Despite this eventual artistic convergence, the political rift in 1874 was absolute. Degas, who was instrumental in organizing the independent exhibition at the Nadar studio, was furious at Manet's refusal to join. In a bitter letter to James Tissot, Degas wrote that Manet was stubbornly insisting on making an "aside," concluding that the painter was definitely "more vain than intelligent." Manet’s reasoning was strategic, if not cynical. having suffered a commercial failure with his exhibition at the Martinet gallery in 1863 and seeing the bankruptcy of the Société des Aquafortistes, he had no faith in amateur associations. For Manet, the only battle worth fighting was the official Salon; he believed that was where the true confrontation with the public had to take place, not in a "small artistic sanctuary."
The Nervous Breakdown

The press did not fail to notice the irony of the absence of Manet.
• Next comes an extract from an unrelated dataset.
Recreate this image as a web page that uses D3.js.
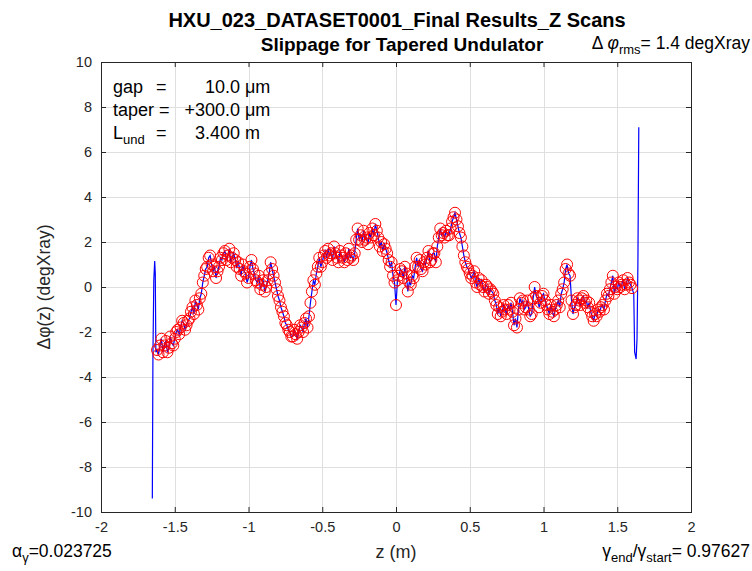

While the "Impressionist" group was being mocked for their revolutionary zeal, critics pointed out that the supposed head of the conspiracy was nowhere to be found. A famous caricature by Cham in 1879 retrospectively depicted Manet collapsing in a "nervous breakdown" at the mere sight of independent painting. The critics mocked the situation, noting that while Manet was the "signpost" for the movement, he was a revolutionary who had been overtaken by his own troops. While his disciples were hanging their works on the walls of Nadar's photographic studio on the Boulevard des Capucines, Manet was exhibiting his Railway at the official Salon, trying desperately to gain the establishment recognition that his "students" had so boldly rejected.